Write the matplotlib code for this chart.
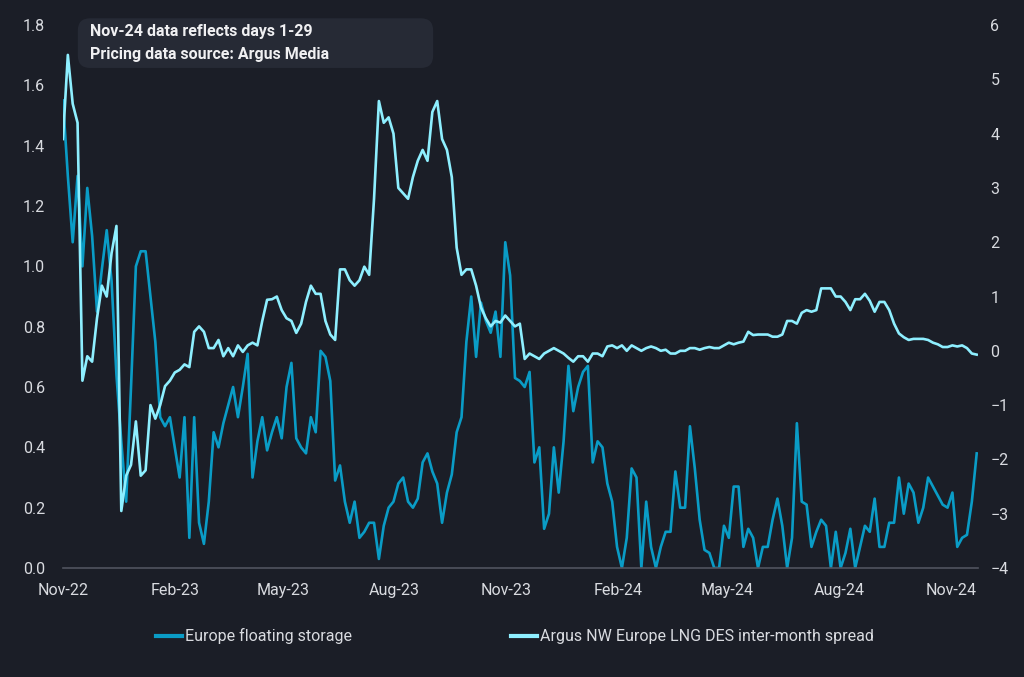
import matplotlib.pyplot as plt
import numpy as np
import pandas as pd
from matplotlib.patches import FancyBboxPatch
from matplotlib.ticker import FormatStrFormatter

# values, one every 4 days from 1 Nov 2022
storage = [
    1.55, 1.3, 1.08, 1.3, 1.0, 1.26, 1.1, 0.85, 0.99, 1.12,
    0.95, 0.64, 0.42, 0.22, 0.6, 1.0, 1.05, 1.05, 0.9, 0.75,
    0.5, 0.47, 0.5, 0.4, 0.3, 0.5, 0.1, 0.5, 0.15, 0.08,
    0.22, 0.45, 0.4, 0.48, 0.54, 0.6, 0.5, 0.6, 0.71, 0.3,
    0.42, 0.5, 0.39, 0.45, 0.5, 0.43, 0.6, 0.68, 0.43, 0.4,
    0.38, 0.5, 0.45, 0.72, 0.7, 0.62, 0.29, 0.34, 0.22, 0.15,
    0.22, 0.1, 0.12, 0.15, 0.15, 0.03, 0.14, 0.2, 0.22, 0.28,
    0.3, 0.22, 0.2, 0.23, 0.35, 0.38, 0.32, 0.28, 0.15, 0.25,
    0.31, 0.45, 0.5, 0.75, 0.9, 0.7, 0.88, 0.82, 0.78, 0.85,
    0.7, 1.08, 0.97, 0.63, 0.62, 0.6, 0.65, 0.35, 0.4, 0.13,
    0.18, 0.4, 0.25, 0.42, 0.67, 0.52, 0.6, 0.65, 0.67, 0.35,
    0.42, 0.4, 0.28, 0.22, 0.07, 0.0, 0.1, 0.33, 0.3, 0.0,
    0.22, 0.07, 0.0, 0.07, 0.12, 0.12, 0.32, 0.2, 0.2, 0.47,
    0.33, 0.16, 0.06, 0.05, 0.0, 0.0, 0.14, 0.1, 0.27, 0.27,
    0.07, 0.13, 0.1, 0.0, 0.07, 0.07, 0.16, 0.23, 0.14, 0.0,
    0.1, 0.48, 0.22, 0.21, 0.07, 0.12, 0.16, 0.14, 0.0, 0.12,
    0.0, 0.05, 0.13, 0.0, 0.07, 0.14, 0.12, 0.23, 0.07, 0.07,
    0.15, 0.15, 0.3, 0.18, 0.28, 0.25, 0.15, 0.2, 0.3, 0.27,
    0.24, 0.21, 0.2, 0.25, 0.07, 0.1, 0.11, 0.22, 0.38,
]

spread = [
    3.9, 5.45, 4.55, 4.2, -0.55, -0.1, -0.2, 0.6, 1.2, 1.0,
    1.8, 2.3, -2.95, -2.3, -2.1, -1.3, -2.3, -2.2, -1.0, -1.25,
    -1.0, -0.65, -0.55, -0.4, -0.35, -0.25, -0.3, 0.35, 0.45, 0.35,
    0.05, 0.05, 0.2, -0.1, 0.05, -0.1, 0.1, -0.02, 0.1, 0.15,
    0.1, 0.55, 0.94, 0.95, 1.0, 0.75, 0.6, 0.55, 0.33, 0.5,
    0.9, 1.2, 1.05, 1.05, 0.55, 0.3, 0.2, 1.5, 1.5, 1.3,
    1.2, 1.3, 1.55, 1.4, 2.8, 4.6, 4.2, 4.3, 4.0, 3.0,
    2.9, 2.8, 3.2, 3.5, 3.7, 3.5, 4.4, 4.6, 3.9, 3.7,
    3.2, 1.9, 1.4, 1.5, 1.5, 1.2, 0.8, 0.6, 0.45, 0.55,
    0.52, 0.65, 0.55, 0.45, 0.5, -0.15, -0.05, -0.1, -0.15, -0.05,
    0.0, 0.05, 0.0, -0.05, -0.13, -0.2, -0.1, -0.1, -0.2, -0.05,
    -0.05, -0.1, 0.08, 0.1, 0.05, 0.1, 0.0, 0.1, 0.05, 0.0,
    0.05, 0.08, 0.05, 0.0, 0.02, -0.05, -0.05, 0.0, 0.0, 0.05,
    0.05, 0.02, 0.05, 0.07, 0.05, 0.05, 0.1, 0.15, 0.12, 0.15,
    0.17, 0.35, 0.29, 0.3, 0.3, 0.3, 0.26, 0.26, 0.3, 0.55,
    0.55, 0.5, 0.7, 0.75, 0.72, 0.75, 1.15, 1.15, 1.15, 1.0,
    1.0, 0.9, 0.75, 0.95, 0.95, 1.05, 0.92, 0.72, 0.9, 0.9,
    0.75, 0.5, 0.32, 0.25, 0.2, 0.22, 0.22, 0.22, 0.2, 0.15,
    0.12, 0.07, 0.07, 0.1, 0.08, 0.1, 0.05, -0.05, -0.07,
]

series_labels = ['Europe floating storage',
                 'Argus NW Europe LNG DES inter-month spread']
note_lines = ['Nov-24 data reflects days 1-29',
              'Pricing data source: Argus Media']

BG = '#1b1e27'
TXT = '#d9dbe0'

dates = pd.date_range('2022-11-01', periods=len(storage), freq='4D')

plt.rcParams['font.family'] = ['Roboto', 'DejaVu Sans']

fig = plt.figure(figsize=(10.24, 6.77), dpi=100, facecolor=BG)
ax = fig.add_axes([0.0615, 0.161, 0.8935, 0.802])
ax.set_facecolor(BG)
ax2 = ax.twinx()

l1, = ax.plot(dates, storage, color='#0a9cc6', lw=1.9)
l2, = ax2.plot(dates, spread, color='#8eefff', lw=1.9)

ax.set_ylim(0, 1.8)
ax.set_yticks(np.arange(0, 1.81, 0.2))
ax.yaxis.set_major_formatter(FormatStrFormatter('%.1f'))
ax2.set_ylim(-4, 6)
ax2.set_yticks(range(-4, 7))

ax.set_xlim(pd.Timestamp('2022-11-01'), pd.Timestamp('2024-11-23'))
xt = pd.date_range('2022-11-01', '2024-11-01', freq='3MS')
ax.set_xticks(xt)
ax.set_xticklabels([d.strftime('%b-%y') for d in xt])

for a in (ax, ax2):
    for s in a.spines.values():
        s.set_visible(False)
ax.spines['bottom'].set_visible(True)
ax.spines['bottom'].set_color('#50545f')
ax.spines['bottom'].set_linewidth(1.2)

ax.tick_params(axis='y', length=0, colors=TXT, labelsize=11.5, pad=13)
ax.tick_params(axis='x', length=0, colors=TXT, labelsize=11.5, pad=11)
ax2.tick_params(axis='y', length=0, colors=TXT, labelsize=11.5, pad=9)

leg = fig.legend([l1, l2], series_labels, loc='center', bbox_to_anchor=(0.503, 0.06),
                 ncol=2, frameon=False, fontsize=11.5, labelcolor=TXT,
                 handlelength=1.6, handletextpad=0.2, columnspacing=10)
for h in leg.legend_handles:
    h.set_linewidth(3)

box = FancyBboxPatch((0.076, 0.8996), 0.347, 0.0734,
                     boxstyle='round,pad=0,rounding_size=0.012',
                     mutation_aspect=1024 / 677, transform=fig.transFigure,
                     facecolor='#262a35', edgecolor='none', zorder=5)
fig.patches.append(box)
fig.text(0.088, 0.953, note_lines[0], color='#f0f0f2', fontsize=11.5,
         fontweight='semibold', va='center', zorder=6)
fig.text(0.088, 0.919, note_lines[1], color='#f0f0f2', fontsize=11.5,
         fontweight='semibold', va='center', zorder=6)

fig.savefig('out.png', dpi=100, facecolor=BG)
..............................
Omit the pictures, then repeat exactly each line from the beginning of the listing through the line with "from matplotlib.ticker import".

*FINAL RESULT*
Write the matplotlib code for this chart.
import matplotlib.pyplot as plt
import numpy as np
import pandas as pd
from matplotlib.patches import FancyBboxPatch
from matplotlib.ticker import FormatStrFormatter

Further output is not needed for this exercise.